Dari Jemuran ke Toples
Keluar dari Cihideung, Deblo biasanya sudah dalam bentuk kemasan plastik bening, ditutup rapat agar tahan lama. Di toko-toko kue sepanjang Pasar Cisalak, jajaran kemasan ini mudah ditemukan, seolah jadi bagian tak terpisahkan dari denyut pasar.
Kalau sudah sampai rumah, Deblo tak pernah langsung habis. Ia biasanya dipindahkan ke toples kaca, menunggu momen tamu datang atau sekadar teman ngobrol sore. Begitu toples dibuka, aroma singkong goreng dengan bumbu bawang daun dan seledri menyeruak, undangan kecil untuk mencicipi.
Saya masih ingat betul, ketika masih SD dulu, harga Deblo hanya 5 rupiah untuk 5 keping Deblo. Dengan receh di saku, saya bisa merasakan gurihnya, meski hanya sebentar karena tak pernah cukup makan satu. Kini tentu harganya jauh berbeda, tetapi rasa khas itu tetap sama: renyah, gurih, dengan sedikit aroma kencur yang menghangatkan.
Lebih dari Sekadar Camilan
Bagi perantau asal Cisalak seperti saya, Deblo adalah penghubung dengan masa lalu, dengan kampung halaman, dengan keluarga yang dulu duduk melingkar sambil mengunyah bersama.
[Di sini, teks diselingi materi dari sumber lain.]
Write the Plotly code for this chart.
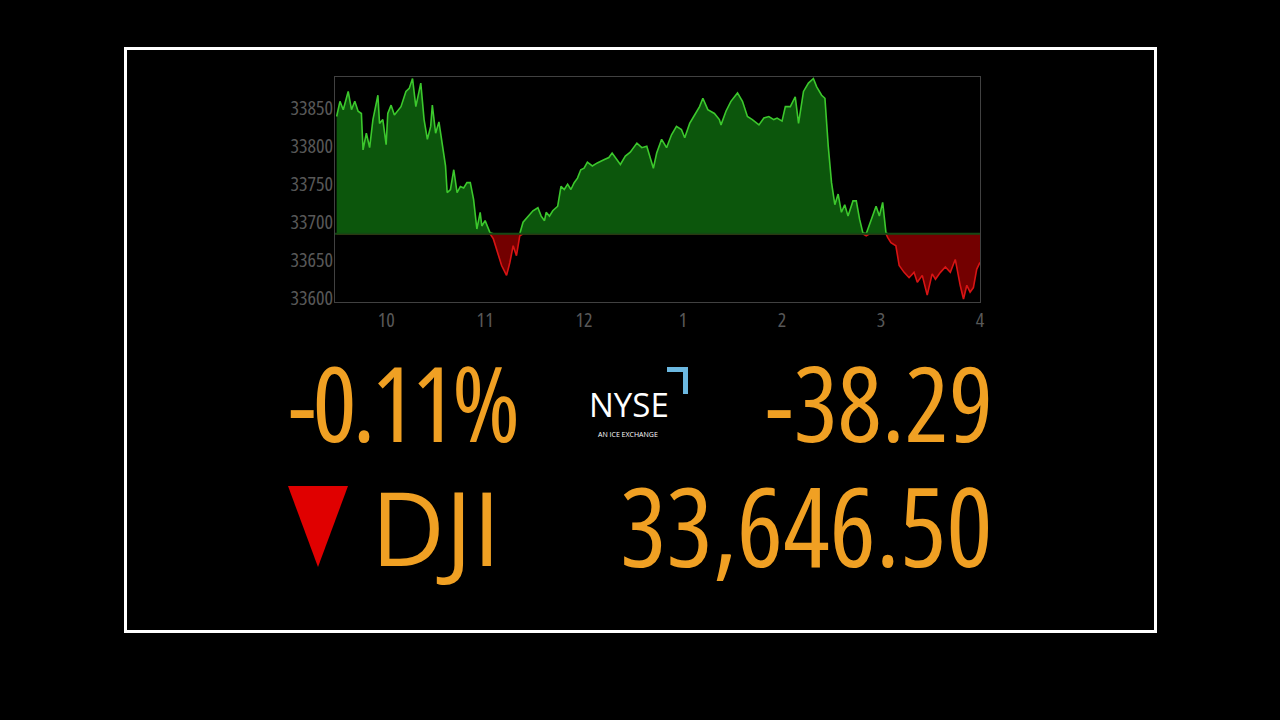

Kini, Deblo memang sudah bisa ditemukan di toko online atau pasar oleh-oleh, tapi ada yang berbeda ketika membelinya langsung di kampung asal.Â
Ada cerita yang ikut terbawa: tentang ibu-ibu yang masih menjemur Deblo di halaman rumah, tentang anak-anak yang berlari di sekitar jemuran, atau tentang para pedagang yang mengemasnya satu per satu dengan telaten.